Si la BCE a joué la montre en ne baissant pas les taux plus rapidement, c'est parce qu'elle craignait que l'inflation exogène en Europe n'entraîne une boucle prix-salaires: face à la hausse des coûts, les entreprises augmentent leurs prix. L'inflation progresse et les salariés réclament des hausses de salaires, ce qui incitent les entreprises à augmenter à nouveau leurs prix, et ainsi de suite. Mais "les études sur le sujet ont montré que cela ne s'est pas matérialisé", constate Christopher Dembik.
Quelles suites?
Reste à connaître les intentions de la BCE pour les prochains mois.
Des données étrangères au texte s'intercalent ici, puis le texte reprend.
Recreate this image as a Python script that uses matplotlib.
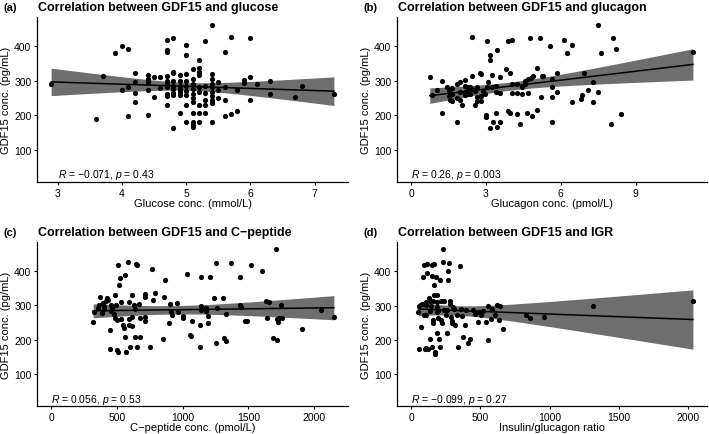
import matplotlib
matplotlib.use("Agg")
import matplotlib.pyplot as plt
import numpy as np

plt.rcParams["font.family"] = ["Liberation Sans", "DejaVu Sans"]
plt.rcParams["mathtext.fontset"] = "custom"
plt.rcParams["mathtext.rm"] = "Liberation Sans"
plt.rcParams["mathtext.it"] = "Liberation Sans:italic"

# GDF15 (pg/mL) against glucose (mmol/L)
glucose_x = [2.9, 3.6, 3.7, 3.9, 4.0, 4.0, 4.1, 4.1, 4.1, 4.2, 4.2, 4.2, 4.2,
             4.4, 4.4, 4.4, 4.4, 4.4, 4.5, 4.5, 4.6, 4.6,
             4.7, 4.7, 4.7, 4.7, 4.7, 4.7, 4.7, 4.7, 4.7, 4.7,
             4.8, 4.8, 4.8, 4.8, 4.8, 4.8, 4.8, 4.8, 4.8,
             4.9, 4.9, 4.9, 4.9, 4.9, 4.9, 4.9,
             5.0, 5.0, 5.0, 5.0, 5.0, 5.0, 5.0, 5.0, 5.0,
             5.1, 5.1, 5.1, 5.1, 5.1, 5.1, 5.1, 5.1, 5.1, 5.1, 5.1,
             5.2, 5.2, 5.2, 5.2, 5.2, 5.2, 5.2, 5.2, 5.2,
             5.3, 5.3, 5.3, 5.3, 5.3, 5.3,
             5.4, 5.4, 5.4, 5.4, 5.4, 5.4, 5.4, 5.4, 5.4, 5.4,
             5.5, 5.5, 5.5, 5.6, 5.6, 5.6, 5.6, 5.7, 5.7, 5.8, 5.8, 5.9, 5.9,
             6.0, 6.0, 6.0, 6.1, 6.3, 6.3, 6.7, 6.8, 7.3]
glucose_y = [290, 190, 313, 380, 398, 272, 390, 280, 198, 323, 296, 265, 238,
             316, 304, 295, 273, 201, 311, 252, 311, 278,
             416, 387, 381, 313, 300, 290, 282, 262, 255, 230,
             422, 325, 321, 300, 285, 275, 265, 258, 163,
             315, 300, 283, 275, 268, 258, 207,
             403, 373, 319, 300, 285, 270, 258, 231, 182,
             333, 304, 290, 275, 262, 250, 237, 207, 181, 172, 166,
             358, 337, 325, 315, 282, 268, 230, 207, 181,
             414, 285, 265, 245, 230, 207,
             461, 318, 305, 290, 280, 268, 255, 245, 235, 181,
             296, 272, 250, 383, 282, 243, 198, 424, 203, 273, 213, 302, 294,
             422, 309, 244, 289, 299, 262, 253, 285, 262]

# GDF15 against glucagon (pmol/L)
glucagon_x = [0.75, 0.85, 1.05, 1.25, 1.25, 1.45, 1.5, 1.5, 1.55, 1.65, 1.65, 1.65,
              1.85, 1.85, 1.85, 1.95, 1.95, 1.95, 2.05, 2.15, 2.15, 2.15, 2.15,
              2.25, 2.25, 2.25, 2.35, 2.35, 2.45, 2.45, 2.45, 2.55, 2.55,
              2.65, 2.65, 2.65, 2.75, 2.8, 2.8, 2.8, 2.9, 2.95, 3.0, 3.0,
              3.05, 3.05, 3.1, 3.15, 3.15, 3.15, 3.25, 3.25, 3.3, 3.4, 3.4, 3.4,
              3.45, 3.45, 3.55, 3.55, 3.55, 3.8, 3.9, 3.9, 3.95, 3.95,
              4.05, 4.05, 4.05, 4.25, 4.25, 4.25, 4.35, 4.45, 4.45, 4.55, 4.55,
              4.7, 4.7, 4.65, 4.75, 4.8, 4.85, 4.9, 5.05, 5.05, 5.15, 5.2,
              5.25, 5.3, 5.55, 5.65, 5.65, 5.65, 5.65, 5.85, 5.85, 6.15, 6.25,
              6.45, 6.45, 6.8, 6.85, 6.95, 7.1, 7.3, 7.3, 7.5, 7.5, 7.6,
              8.0, 8.1, 8.2, 8.4, 11.3]
glucagon_y = [310, 259, 273, 299, 206, 280, 270, 255, 245, 262, 278, 240,
              290, 250, 181, 295, 268, 245, 229, 302, 285, 268, 258,
              282, 270, 262, 280, 262, 424, 312, 275, 270, 229,
              280, 254, 240, 323, 318, 255, 240, 270, 260, 200, 194,
              414, 280, 296, 373, 358, 164, 315, 280, 181, 285, 268, 206,
              388, 166, 310, 265, 181, 333, 414, 212, 207, 321,
              417, 290, 265, 290, 265, 203, 174, 280, 262, 300, 290,
              305, 265, 207, 422, 308, 198, 312, 337, 214, 422, 254,
              312, 314, 399, 304, 280, 254, 181, 321, 267, 417, 379,
              403, 237, 248, 258, 323, 273, 296, 237, 461, 267, 379,
              174, 422, 392, 203, 383]

# GDF15 against C-peptide (pmol/L)
cpep_x = [320, 328, 355, 363, 374, 386, 395, 400, 405, 420, 425, 430, 445, 450,
          455, 458, 462, 475, 482, 488, 490, 500, 508, 513, 500, 508, 526, 531,
          531, 546, 551, 564, 564, 572, 585, 590, 590, 590, 597, 615, 615, 615,
          628, 635, 640, 648, 650, 653, 666, 672, 674, 710, 717, 710, 712, 755,
          767, 775, 793, 851, 856, 864, 895, 903, 912, 920, 958, 963, 1004, 1006,
          1034, 1055, 1062, 1072, 1131, 1131, 1136, 1140, 1136, 1174, 1176, 1192,
          1194, 1207, 1238, 1250, 1255, 1263, 1309, 1314, 1327, 1327, 1365, 1436,
          1440, 1446, 1474, 1487, 1517, 1606, 1631, 1644, 1657, 1690, 1708, 1715,
          1720, 1725, 1733, 1746, 1759, 1906, 2050, 2150]
cpep_y = [252, 281, 291, 300, 325, 277, 308, 298, 290, 312, 320, 316, 175, 228,
          300, 283, 293, 275, 262, 330, 300, 257, 416, 358, 170, 164, 378, 310,
          260, 243, 233, 387, 209, 166, 426, 310, 260, 243, 180, 330, 265, 240,
          300, 290, 209, 421, 416, 180, 305, 262, 209, 334, 325, 265, 256, 180,
          405, 315, 337, 202, 325, 373, 248, 305, 282, 272, 308, 281, 270, 263,
          392, 214, 212, 254, 243, 180, 288, 297, 383, 292, 283, 268,
          250, 383, 322, 424, 192, 291, 322, 206, 198, 275, 424, 383,
          300, 295, 256, 256, 416, 399, 312, 262, 310, 204, 462, 260,
          200, 252, 264, 301, 264, 231, 286, 267]

# GDF15 against insulin/glucagon ratio
igr_x = [53, 58, 60, 72, 77, 89, 96, 96, 101, 106, 106, 106, 106, 113, 115, 125,
         130, 137, 144, 137, 137, 149, 149, 154, 161, 161, 161, 163, 168, 168,
         173, 173, 180, 185, 185, 185, 185, 190, 197, 197, 202, 209, 209, 216,
         216, 221, 228, 233, 240, 240, 250, 257, 257, 264, 269, 274, 281, 281,
         288, 293, 297, 305, 312, 317, 329, 337, 353, 361, 370, 377, 389, 397,
         409, 425, 450, 462, 481, 490, 505, 522, 538, 558, 558, 577, 582, 606,
         618, 635, 642, 666, 827, 858, 959, 1313, 2036]
igr_y = [281, 299, 173, 238, 306, 383, 418, 272, 175, 178, 310, 302, 272, 395, 420, 175,
         322, 312, 298, 285, 204, 418, 180, 385, 312, 258, 248, 359, 421, 330,
         165, 160, 383, 310, 296, 281, 220, 332, 284, 263, 204, 373, 180, 312,
         258, 248, 463, 426, 312, 288, 272, 288, 220, 373, 399, 424, 312, 305,
         267, 254, 250, 296, 291, 243, 272, 180, 416, 291, 270, 209, 243, 286,
         190, 204, 287, 275, 252, 282, 272, 284, 252, 299, 200, 262, 289, 272,
         302, 257, 299, 231, 272, 263, 266, 300, 312]

panel_tags = ["(a)", "(b)", "(c)", "(d)"]
titles = ["Correlation between GDF15 and glucose",
          "Correlation between GDF15 and glucagon",
          "Correlation between GDF15 and C\u2212peptide",
          "Correlation between GDF15 and IGR"]
xlabels = ["Glucose conc. (mmol/L)", "Glucagon conc. (pmol/L)",
           "C\u2212peptide conc. (pmol/L)", "Insulin/glucagon ratio"]
stats_text = ["$\\it{R}$ = \u22120.071, $\\it{p}$ = 0.43",
              "$\\it{R}$ = 0.26, $\\it{p}$ = 0.003",
              "$\\it{R}$ = 0.056, $\\it{p}$ = 0.53",
              "$\\it{R}$ = \u22120.099, $\\it{p}$ = 0.27"]
label_x = [3, 0, 0, 0]
label_y = 30
xticks = [[3, 4, 5, 6, 7], [0, 3, 6, 9], [0, 500, 1000, 1500, 2000], [0, 500, 1000, 1500, 2000]]
yticks = [100, 200, 300, 400]

xs = [glucose_x, glucagon_x, cpep_x, igr_x]
ys = [glucose_y, glucagon_y, cpep_y, igr_y]

W, H = 709, 435
# axes boxes in pixels: left, top, right, bottom
boxes = [(37, 18, 348, 183), (397, 18, 707, 183),
         (37, 243, 348, 407), (397, 243, 707, 407)]

fig = plt.figure(figsize=(W / 100, H / 100), dpi=100)


def add_fit(ax, x, y):
    # linear fit with 95% confidence band, like geom_smooth(method="lm")
    x = np.asarray(x, float)
    y = np.asarray(y, float)
    n = len(x)
    b, a = np.polyfit(x, y, 1)
    resid = y - (a + b * x)
    s = np.sqrt(np.sum(resid ** 2) / (n - 2))
    xx = np.linspace(x.min(), x.max(), 80)
    yy = a + b * xx
    se = s * np.sqrt(1 / n + (xx - x.mean()) ** 2 / np.sum((x - x.mean()) ** 2))
    ax.fill_between(xx, yy - 1.98 * se, yy + 1.98 * se, color="#6e6e6e", lw=0, zorder=1)
    ax.plot(xx, yy, color="black", lw=1.1, zorder=3)


for i in range(4):
    l, t, r, bt = boxes[i]
    ax = fig.add_axes([l / W, 1 - bt / H, (r - l) / W, (bt - t) / H])
    x = np.asarray(xs[i], float)
    y = np.asarray(ys[i], float)

    add_fit(ax, x, y)
    ax.scatter(x, y, s=14, color="black", lw=0, zorder=2)
    ax.text(label_x[i], label_y, stats_text[i], fontsize=7.5, ha="left", va="center")

    xlo = min(x.min(), label_x[i])
    xhi = x.max()
    ylo = min(y.min(), label_y)
    yhi = y.max()
    ax.set_xlim(xlo - 0.05 * (xhi - xlo), xhi + 0.05 * (xhi - xlo))
    ax.set_ylim(ylo - 0.05 * (yhi - ylo), yhi + 0.05 * (yhi - ylo))
    ax.set_xticks(xticks[i])
    ax.set_yticks(yticks)

    for side in ["top", "right"]:
        ax.spines[side].set_visible(False)
    for side in ["left", "bottom"]:
        ax.spines[side].set_linewidth(0.9)
    ax.tick_params(length=2.5, width=0.8, labelsize=7.5, pad=1.5, colors="black")
    ax.set_xlabel(xlabels[i], fontsize=8, labelpad=0)
    ax.set_ylabel("GDF15 conc. (pg/mL)", fontsize=8, labelpad=2)

    fig.text((l - 34) / W, 1 - (t - 10) / H, panel_tags[i], fontsize=8,
             fontweight="bold", ha="left", va="center")
    fig.text((l + 1) / W, 1 - (t - 10) / H, titles[i], fontsize=9,
             fontweight="bold", ha="left", va="center")

fig.savefig("out.png", dpi=100)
Selon une enquête de Bloomberg, 69,6% des économistes interrogés tablent sur trois baisses de taux de 25 point de base en 2024, 21,7% anticipent quatre baisses et 8,7% seulement deux.
Cela dépendra probablement en partie de ce qui se décidera de l'autre côté de l'Atlantique lors de la prochaine réunion de la Fed américaine la semaine prochaine. Car si la BCE "se targue de ne pas être 'Fed-dépendante'", c'est tout l'inverse pour Christopher Dembik:
"On doit tenir compte de la politique monétaire de la Fed qui a un impact sur les taux de change et donc sur l'inflation importée. (...) Je commence à penser qu'elle ne baissera pas ses taux cette année", avance l'économiste.
Ces incertitudes autour de l'action de la banque centrale américaine "réduisent la lisibilité de la politique monétaire en zone euro", poursuit-il. Début mai, le gouverneur de la Banque de Grèce, membre de la BCE, estimait toutefois que "trois baisses de taux d'intérêt en 2024" est le "scénario le plus probable". "Si ce rythme de croissance économique (0,3% en zone euro au premier trimestre, NDLR) se poursuit, la croissance des prix à la consommation sera probablement légèrement supérieure à nos prévisions de mars, mais sans compromettre l'objectif de 2% prévu à la mi-2025", avait-il ajouté.